Calls grow in Sri Lanka for Rajapaksas to quit
Sri Lanka’s opposition on Monday dismissed the president’s invitation to join a unity government as “nonsensical” and instead demanded he resign over the country’s worsening shortages of food, fuel and medicines.
President Gotabaya Rajapaksa’s overture came as armed troops looked to quell more demonstrations over what the government acknowledges is the country’s most severe economic crisis since independence from Britain in 1948.
Police fired tear gas and water cannon to disperse thousands of protesters trying to storm the private home of the prime minister - the president’s elder brother and the head of the family political clan - in Tangalle, once a bastion of support for the Rajapaksas in the island’s south.
The president asked opposition parties represented in parliament to “join the effort to seek solutions to the national crisis,” after the late-night resignation of nearly all cabinet ministers to pave the way for a revamped administration.

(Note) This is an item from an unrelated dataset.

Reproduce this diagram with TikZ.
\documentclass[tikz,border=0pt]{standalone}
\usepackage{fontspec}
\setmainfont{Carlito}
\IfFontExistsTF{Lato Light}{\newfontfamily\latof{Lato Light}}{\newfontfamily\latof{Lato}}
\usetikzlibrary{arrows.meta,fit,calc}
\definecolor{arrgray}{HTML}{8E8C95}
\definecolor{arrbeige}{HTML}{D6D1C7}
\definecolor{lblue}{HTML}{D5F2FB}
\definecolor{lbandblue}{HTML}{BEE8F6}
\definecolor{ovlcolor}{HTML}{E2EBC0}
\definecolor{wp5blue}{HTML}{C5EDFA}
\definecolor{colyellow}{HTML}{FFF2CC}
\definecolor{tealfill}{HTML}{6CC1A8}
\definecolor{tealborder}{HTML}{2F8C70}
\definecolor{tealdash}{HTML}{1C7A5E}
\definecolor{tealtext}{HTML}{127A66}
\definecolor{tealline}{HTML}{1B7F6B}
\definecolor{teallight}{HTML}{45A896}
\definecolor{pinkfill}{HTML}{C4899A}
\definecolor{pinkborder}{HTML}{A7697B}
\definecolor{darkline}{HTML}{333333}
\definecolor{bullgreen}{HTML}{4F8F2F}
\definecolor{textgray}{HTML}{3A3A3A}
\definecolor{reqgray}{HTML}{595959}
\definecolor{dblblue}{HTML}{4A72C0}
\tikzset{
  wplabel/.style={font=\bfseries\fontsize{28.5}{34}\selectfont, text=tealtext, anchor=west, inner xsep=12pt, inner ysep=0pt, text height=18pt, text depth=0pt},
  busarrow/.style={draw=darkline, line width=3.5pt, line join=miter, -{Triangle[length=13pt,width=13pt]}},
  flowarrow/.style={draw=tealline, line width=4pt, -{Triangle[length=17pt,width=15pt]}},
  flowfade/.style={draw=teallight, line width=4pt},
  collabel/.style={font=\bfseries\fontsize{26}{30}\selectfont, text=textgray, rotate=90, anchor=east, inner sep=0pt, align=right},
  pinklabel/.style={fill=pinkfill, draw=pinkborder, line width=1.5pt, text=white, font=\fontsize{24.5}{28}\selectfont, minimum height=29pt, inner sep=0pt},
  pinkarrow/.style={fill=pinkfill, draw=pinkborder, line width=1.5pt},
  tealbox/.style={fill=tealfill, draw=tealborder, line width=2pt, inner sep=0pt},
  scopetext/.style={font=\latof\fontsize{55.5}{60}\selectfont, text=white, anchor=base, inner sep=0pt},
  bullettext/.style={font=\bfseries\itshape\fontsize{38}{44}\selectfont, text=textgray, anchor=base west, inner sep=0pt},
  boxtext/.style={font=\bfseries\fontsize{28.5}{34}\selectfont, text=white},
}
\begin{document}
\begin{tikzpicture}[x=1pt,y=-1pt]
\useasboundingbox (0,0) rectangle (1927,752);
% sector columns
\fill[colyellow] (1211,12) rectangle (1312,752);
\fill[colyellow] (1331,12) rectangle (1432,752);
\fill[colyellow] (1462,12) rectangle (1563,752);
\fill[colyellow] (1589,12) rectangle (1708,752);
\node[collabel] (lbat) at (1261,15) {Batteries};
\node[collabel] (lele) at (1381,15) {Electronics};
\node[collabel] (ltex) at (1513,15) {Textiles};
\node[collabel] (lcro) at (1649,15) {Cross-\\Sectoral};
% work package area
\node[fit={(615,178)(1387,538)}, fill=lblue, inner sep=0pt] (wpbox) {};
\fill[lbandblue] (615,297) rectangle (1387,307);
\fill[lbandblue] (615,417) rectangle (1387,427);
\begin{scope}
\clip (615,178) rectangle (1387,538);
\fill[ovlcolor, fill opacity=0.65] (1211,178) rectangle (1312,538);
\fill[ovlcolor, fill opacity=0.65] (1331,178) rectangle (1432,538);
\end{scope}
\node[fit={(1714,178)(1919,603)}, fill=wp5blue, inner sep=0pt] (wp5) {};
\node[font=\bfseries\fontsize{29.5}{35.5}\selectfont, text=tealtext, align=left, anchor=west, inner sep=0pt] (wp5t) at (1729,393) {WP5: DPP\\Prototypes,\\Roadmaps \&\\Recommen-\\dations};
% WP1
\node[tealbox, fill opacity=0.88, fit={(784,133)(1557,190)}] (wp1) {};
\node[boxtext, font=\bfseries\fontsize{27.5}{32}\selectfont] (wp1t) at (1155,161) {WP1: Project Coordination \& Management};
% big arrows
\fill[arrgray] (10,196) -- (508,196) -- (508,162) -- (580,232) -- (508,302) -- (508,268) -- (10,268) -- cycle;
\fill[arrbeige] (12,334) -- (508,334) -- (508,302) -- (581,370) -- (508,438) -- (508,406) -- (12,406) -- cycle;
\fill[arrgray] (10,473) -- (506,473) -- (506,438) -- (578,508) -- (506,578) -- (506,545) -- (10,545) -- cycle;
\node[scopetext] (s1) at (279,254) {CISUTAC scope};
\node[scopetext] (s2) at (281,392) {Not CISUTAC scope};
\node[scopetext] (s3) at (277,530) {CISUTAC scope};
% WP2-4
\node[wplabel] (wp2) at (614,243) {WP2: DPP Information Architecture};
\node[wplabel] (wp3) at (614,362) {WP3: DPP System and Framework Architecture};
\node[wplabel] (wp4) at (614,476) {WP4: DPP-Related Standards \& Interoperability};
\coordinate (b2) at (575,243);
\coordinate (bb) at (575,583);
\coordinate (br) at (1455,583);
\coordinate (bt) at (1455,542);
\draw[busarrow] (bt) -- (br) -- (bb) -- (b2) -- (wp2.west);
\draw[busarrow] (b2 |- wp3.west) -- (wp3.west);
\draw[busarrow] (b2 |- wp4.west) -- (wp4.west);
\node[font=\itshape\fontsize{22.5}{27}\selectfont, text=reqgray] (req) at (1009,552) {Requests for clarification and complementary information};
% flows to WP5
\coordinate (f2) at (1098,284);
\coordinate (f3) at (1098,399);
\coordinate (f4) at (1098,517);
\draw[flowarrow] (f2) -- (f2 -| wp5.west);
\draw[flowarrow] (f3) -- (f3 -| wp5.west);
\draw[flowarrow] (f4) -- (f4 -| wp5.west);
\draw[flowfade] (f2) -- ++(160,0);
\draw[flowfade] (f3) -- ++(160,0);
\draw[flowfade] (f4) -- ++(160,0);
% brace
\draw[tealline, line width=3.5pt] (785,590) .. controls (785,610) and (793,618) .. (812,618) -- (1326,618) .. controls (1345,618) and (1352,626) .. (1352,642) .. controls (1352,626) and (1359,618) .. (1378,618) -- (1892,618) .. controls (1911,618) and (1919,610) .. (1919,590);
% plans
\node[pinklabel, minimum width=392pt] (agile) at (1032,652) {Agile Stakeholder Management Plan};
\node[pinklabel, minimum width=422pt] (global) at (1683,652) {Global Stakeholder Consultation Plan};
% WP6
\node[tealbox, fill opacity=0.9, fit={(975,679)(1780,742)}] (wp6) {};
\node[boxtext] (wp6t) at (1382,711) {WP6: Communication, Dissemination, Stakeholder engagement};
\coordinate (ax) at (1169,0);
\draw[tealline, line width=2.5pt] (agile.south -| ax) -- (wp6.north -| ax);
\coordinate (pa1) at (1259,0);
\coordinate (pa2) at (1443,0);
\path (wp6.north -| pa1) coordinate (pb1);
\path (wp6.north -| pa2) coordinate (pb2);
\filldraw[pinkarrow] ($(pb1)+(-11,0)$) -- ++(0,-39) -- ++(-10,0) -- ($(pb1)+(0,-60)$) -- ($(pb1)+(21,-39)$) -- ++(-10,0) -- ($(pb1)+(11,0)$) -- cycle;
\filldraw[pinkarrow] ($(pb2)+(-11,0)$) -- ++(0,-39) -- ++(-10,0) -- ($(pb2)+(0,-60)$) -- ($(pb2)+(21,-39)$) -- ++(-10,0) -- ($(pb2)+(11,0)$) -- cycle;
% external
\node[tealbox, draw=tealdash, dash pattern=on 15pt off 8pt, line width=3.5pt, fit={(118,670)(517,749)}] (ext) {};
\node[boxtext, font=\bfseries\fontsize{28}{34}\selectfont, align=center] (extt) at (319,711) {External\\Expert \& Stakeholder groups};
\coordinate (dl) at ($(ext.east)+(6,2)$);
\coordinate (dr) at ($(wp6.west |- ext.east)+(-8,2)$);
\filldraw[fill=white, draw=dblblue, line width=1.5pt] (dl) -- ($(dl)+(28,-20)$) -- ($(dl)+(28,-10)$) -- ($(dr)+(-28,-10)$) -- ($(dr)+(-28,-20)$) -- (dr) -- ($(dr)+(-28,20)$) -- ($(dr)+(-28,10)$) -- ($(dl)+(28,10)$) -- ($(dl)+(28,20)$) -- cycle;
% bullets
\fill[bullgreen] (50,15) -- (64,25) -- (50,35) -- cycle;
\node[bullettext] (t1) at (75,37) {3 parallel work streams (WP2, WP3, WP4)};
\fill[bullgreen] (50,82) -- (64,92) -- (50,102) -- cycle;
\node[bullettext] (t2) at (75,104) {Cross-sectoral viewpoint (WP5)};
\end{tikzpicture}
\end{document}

“We will not be joining this government,” Eran Wickramaratne of the main opposition Samagi Jana Balawegaya (SJB) party told AFP. “The Rajapaksa family must step down.”

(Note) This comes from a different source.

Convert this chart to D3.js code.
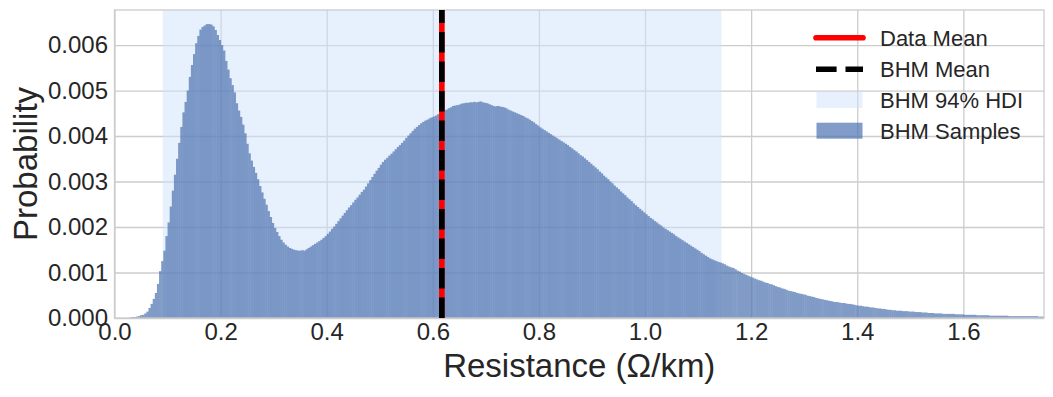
<!DOCTYPE html>
<html>
<head>
<meta charset="utf-8">
<script src="https://cdn.jsdelivr.net/npm/d3@7"></script>
<style>
body { margin: 0; background: #fff; }
svg { display: block; font-family: "Liberation Sans", Arial, sans-serif; }
</style>
</head>
<body>
<script>
// DATA
// histogram of BHM samples: bin width in Ω/km, probability per bin (x 1e-5)
var binWidth = 0.004;
var probE5 = [
  0,0,0,0,0,0,0,1,2,2,
  3,4,6,7,10,14,22,31,42,55,
  75,103,125,148,180,210,245,280,315,350,
  385,420,452,475,500,530,556,580,604,620,
  634,640,643,646,646,645,641,633,622,611,
  600,588,565,546,527,512,496,472,456,442,
  425,406,383,362,346,332,319,305,290,276,
  262,249,235,222,209,198,189,180,172,166,
  161,157,154,152,150,149,148,148,149,148,
  151,154,157,160,163,166,169,172,176,180,
  185,190,196,201,207,213,219,225,231,237,
  243,248,254,260,265,271,277,282,289,296,
  303,310,317,324,330,337,343,348,352,357,
  361,366,371,376,380,385,390,396,401,406,
  411,416,420,424,428,431,434,436,439,441,
  443,445,448,450,453,456,458,461,463,466,
  467,468,469,471,472,473,473,474,474,475,
  474,475,476,474,473,472,470,468,466,465,
  466,465,464,463,461,458,456,454,452,450,
  448,446,444,441,439,436,433,430,426,423,
  419,416,413,410,407,404,401,398,395,392,
  389,386,383,380,376,373,369,366,362,358,
  355,351,347,343,339,335,331,327,322,318,
  313,309,305,300,296,291,287,283,278,274,
  270,265,261,257,252,248,244,240,236,232,
  228,224,220,217,213,210,206,203,199,196,
  193,190,187,184,180,177,174,171,168,165,
  162,159,156,153,150,147,143,140,137,134,
  131,129,127,125,123,122,120,118,115,113,
  111,110,107,104,102,99,97,95,93,91,
  89,87,85,83,82,80,78,77,75,74,
  72,70,68,67,65,64,62,60,59,58,
  57,55,54,53,52,51,49,48,47,46,
  44,43,42,41,40,39,38,37,36,35,
  35,34,33,33,32,31,31,30,29,28,
  27,27,26,25,25,24,23,23,22,21,
  21,20,20,19,18,18,17,17,16,16,
  16,15,15,15,14,14,14,13,13,13,
  12,12,12,11,11,11,10,10,10,10,
  9,9,9,9,9,9,8,8,8,8,
  7,7,7,7,7,7,6,6,6,6,
  6,6,5,5,5,5,5,5,5,5,
  5,4,4,4,4,4,4,4,4,4,
  4,4,4,4,4,3,3,3
];
var hdiRange = [0.091, 1.144];
var dataMean = 0.617;
var bhmMean = 0.617;
var xTicks = [0, 0.2, 0.4, 0.6, 0.8, 1.0, 1.2, 1.4, 1.6];
var yTicks = [0, 0.001, 0.002, 0.003, 0.004, 0.005, 0.006];
var legendLabels = ["Data Mean", "BHM Mean", "BHM 94% HDI", "BHM Samples"];

var bins = probE5.map(function(v, i) {
  return {x0: i * binWidth, x1: (i + 1) * binWidth, p: v * 1e-5};
});

// SETUP
var width = 1053,
    height = 397,
    margin = {top: 10, right: 9, bottom: 79, left: 114.5};

var textColor = "#262626",
    gridColor = "#cccccc",
    barColor = "#4c72b0";

var svg = d3.select("body").append("svg")
    .attr("width", width)
    .attr("height", height);

svg.append("rect")
    .attr("width", width)
    .attr("height", height)
    .attr("fill", "#fff");

var x = d3.scaleLinear()
    .domain([0, 1.752])
    .range([margin.left, width - margin.right]);

var y = d3.scaleLinear()
    .domain([0, 0.00677])
    .range([height - margin.bottom, margin.top]);

var plotW = x.range()[1] - x.range()[0],
    plotH = y.range()[0] - y.range()[1];

// grid + tick labels
var xAxis = svg.append("g")
    .attr("transform", "translate(0," + y(0) + ")")
    .call(d3.axisBottom(x)
      .tickValues(xTicks)
      .tickFormat(d3.format(".1f"))
      .tickSize(-plotH)
      .tickPadding(5));

var yAxis = svg.append("g")
    .attr("transform", "translate(" + x(0) + ",0)")
    .call(d3.axisLeft(y)
      .tickValues(yTicks)
      .tickFormat(d3.format(".3f"))
      .tickSize(-plotW)
      .tickPadding(6.5));

[xAxis, yAxis].forEach(function(ax) {
  ax.select(".domain").remove();
  ax.selectAll(".tick line")
      .attr("stroke", gridColor)
      .attr("stroke-width", 1.3);
  ax.selectAll(".tick text")
      .attr("fill", textColor)
      .attr("font-size", 24)
      .attr("font-family", "Liberation Sans, Arial, sans-serif");
});

// HDI band
svg.append("rect")
    .attr("x", x(hdiRange[0]))
    .attr("y", y.range()[1])
    .attr("width", x(hdiRange[1]) - x(hdiRange[0]))
    .attr("height", plotH)
    .attr("fill", "#cfe2fc")
    .attr("fill-opacity", 0.5);

// histogram bars (group opacity so overlapping edges don't show seams)
svg.append("g")
    .attr("opacity", 0.7)
  .selectAll("rect")
  .data(bins)
  .join("rect")
    .attr("x", function(d) { return x(d.x0); })
    .attr("y", function(d) { return y(d.p); })
    .attr("width", function(d) { return Math.min(x(d.x1) + 0.5, x.range()[1]) - x(d.x0); })
    .attr("height", function(d) { return y(0) - y(d.p); })
    .attr("fill", barColor);

// frame
svg.append("rect")
    .attr("x", x.range()[0])
    .attr("y", y.range()[1])
    .attr("width", plotW)
    .attr("height", plotH)
    .attr("fill", "none")
    .attr("stroke", gridColor)
    .attr("stroke-width", 1.3);

// mean lines
svg.append("line")
    .attr("x1", x(dataMean)).attr("x2", x(dataMean))
    .attr("y1", y.range()[0]).attr("y2", y.range()[1])
    .attr("stroke", "#ff0000")
    .attr("stroke-width", 5.6);

svg.append("line")
    .attr("x1", x(bhmMean)).attr("x2", x(bhmMean))
    .attr("y1", y.range()[0]).attr("y2", y.range()[1])
    .attr("stroke", "#000")
    .attr("stroke-width", 5.6)
    .attr("stroke-dasharray", "20.6,8.9");

// axis labels
svg.append("text")
    .attr("x", (x.range()[0] + x.range()[1]) / 2)
    .attr("y", 377)
    .attr("text-anchor", "middle")
    .attr("font-size", 33)
    .attr("fill", textColor)
    .text("Resistance (Ω/km)");

svg.append("text")
    .attr("transform", "translate(37," + (y.range()[0] + y.range()[1]) / 2 + ") rotate(-90)")
    .attr("text-anchor", "middle")
    .attr("font-size", 33)
    .attr("fill", textColor)
    .text("Probability");

// LEGEND
var legend = svg.append("g").attr("transform", "translate(816,0)");
var rowY = [37.7, 69.3, 100, 130.7];

legend.append("line")
    .attr("x1", 0).attr("x2", 47)
    .attr("y1", rowY[0]).attr("y2", rowY[0])
    .attr("stroke", "#ff0000")
    .attr("stroke-width", 5.6)
    .attr("stroke-linecap", "round");

legend.append("line")
    .attr("x1", 0).attr("x2", 47)
    .attr("y1", rowY[1]).attr("y2", rowY[1])
    .attr("stroke", "#000")
    .attr("stroke-width", 5.6)
    .attr("stroke-dasharray", "20.6,8.9");

legend.append("rect")
    .attr("x", 0.5).attr("y", rowY[2] - 8)
    .attr("width", 46).attr("height", 16)
    .attr("fill", "#cfe2fc")
    .attr("fill-opacity", 0.5);

legend.append("rect")
    .attr("x", 0.5).attr("y", rowY[3] - 8)
    .attr("width", 46).attr("height", 16)
    .attr("fill", barColor)
    .attr("fill-opacity", 0.7);

legend.selectAll("text.lbl")
  .data(legendLabels)
  .join("text")
    .attr("class", "lbl")
    .attr("x", 64)
    .attr("y", function(d, i) { return rowY[i] + 8; })
    .attr("font-size", 22)
    .attr("fill", textColor)
    .text(function(d) { return d; });
</script>
</body>
</html>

It capped a day of rejections from political parties demanding the once popular and powerful ruling family relinquish power.
“He really must be a lunatic to think that opposition MPS will prop up a government that is crumbling,” lawmaker Anura Dissanayake of the leftist People’s Liberation Front (JVP) told reporters in the capital Colombo.
Every member of Sri Lanka’s cabinet except the president and his elder brother, Prime Minister Mahinda Rajapaksa, resigned late Sunday.
The country’s central bank governor Ajith Cabraal - who has long opposed the International Monetary Fund bailout now being sought by the country also stepped down on Monday.
A day after en masse resignations, the president reappointed four of the outgoing ministers -three of them to their old jobs -while replacing brother Basil Rajapaksa as finance minister with the previous justice chief.
A critical lack of foreign currency has left Sri Lanka struggling to service its ballooning $51-billion foreign debt. The result has seen unprecedented food and fuel shortages along with record inflation and crippling power cuts.
Cricketers Mahela Jayawardene and Kumar Sangakkara also called on the government to listen to the people and keep their “political agendas” aside.